If you’re in the habit of funding an IRA or 401(k) regularly, you’re doing your part to set yourself up for a comfortable lifestyle down the line. But how much should you be saving? Without an end goal, it can be hard to know how much money to allocate each month or year to a retirement account.

Fidelity says that if you want a comfortable retirement, aim to save 10 times your final salary. So if, hypothetically, you’re earning a $120,000 salary toward the end of your career, your savings goal should be $1.2 million.

It’s advice many financial experts tend to quote. But do you really need to save 10 times your salary? Or can you get away with less?

It’s a matter of the type of retirement you want

Many people find that their living costs go down once they’re retired. If your home is paid off by then and you’re not spending hundreds of dollars commuting, your total costs may be less in retirement even when you factor in potentially higher healthcare expenses and more money spent on leisure.

Still, your expenses may not drop so drastically in retirement. A good rule of thumb is to expect to need 80% of your former income to cover your costs without worry. So let’s run some numbers to see if saving 10 times your salary is really necessary.

Using Social Security’s quick calculator, someone aged 63 earning $120,000 a year right now can expect a monthly benefit of $2,971 at full retirement age. For simplicity, we’ll round that up to $3,000 for an annual income of $36,000.

Replacing 80% of a $120,000 salary means needing $96,000 a year, $36,000 of which is taken care of by Social Security. To be able to withdraw $60,000 a year from savings at a rate of 4% per year, which is what experts tend to suggest, you need $1.5 million in savings.

A $1.2 million nest egg gives you $48,000 a year when use a 4% withdrawal rate. That gets you to $84,000 per year, or 70% of your pre-retirement income. So in this example, saving 10 times your salary for retirement may not actually be enough if you’re looking to replace 80% of your former paycheck.
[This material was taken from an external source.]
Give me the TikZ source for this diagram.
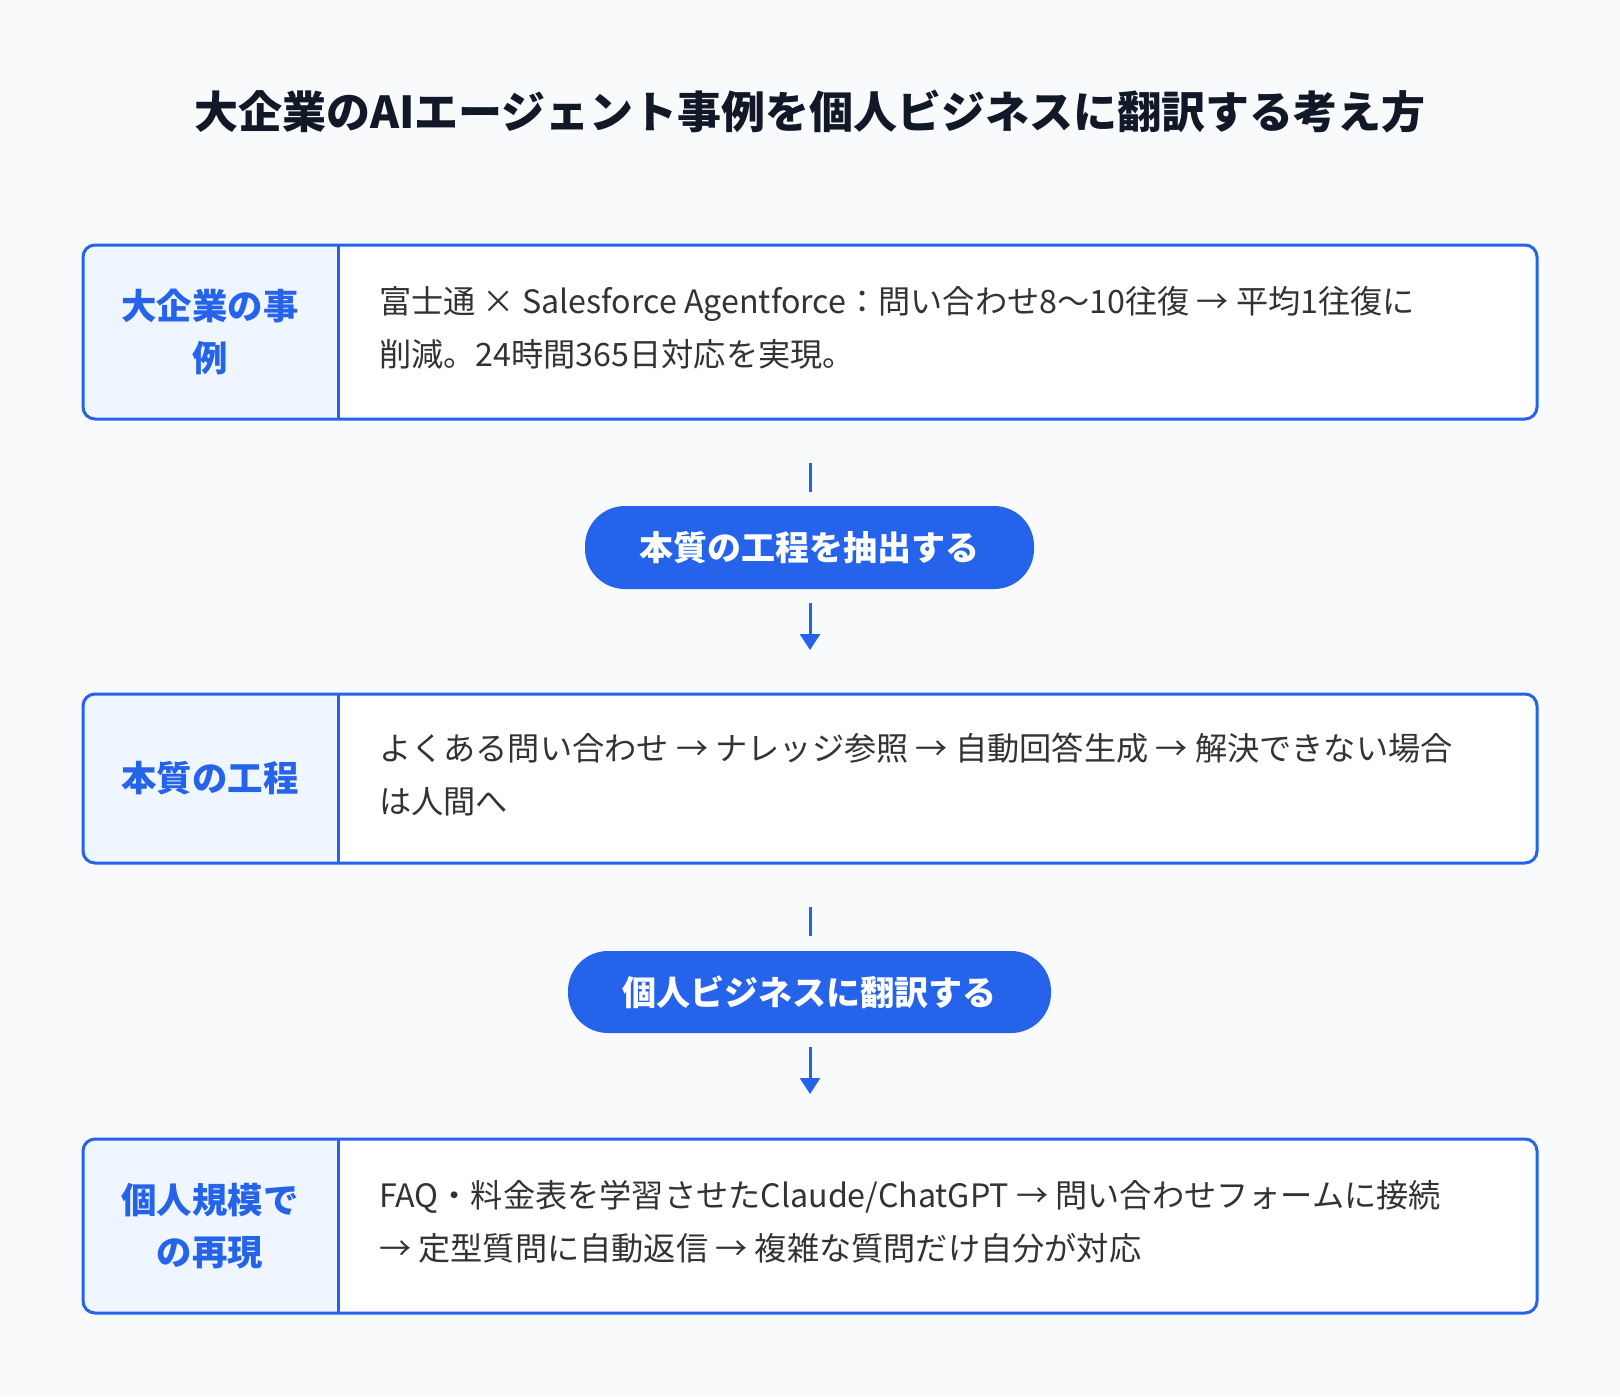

That said, you may be planning to downsize your home, thereby reducing your property taxes, insurance, and utility bills by 50%. You may also have plans to get rid of your car and use a combination of public transportation and your feet to get where you need to go.

Or, you may be planning to work part-time in retirement. In any of these situations, you may not need 80% of your former salary, or even 70%, to have a comfortable lifestyle.

Your savings goal should depend on you

You may find it helpful to have a savings goal to aim for in the course of building your nest egg. But what you may want to do is use Fidelity’s guidance as a starting point and make adjustments from there.

The purpose of saving for retirement is to avoid financial struggles later in life. If you can exist comfortably on half of your former salary, then you may not 10 times that amount socked away in an IRA or 401(k). And there’s no reason to lock yourself into that target if you’re confident you’ll be able to get by on less.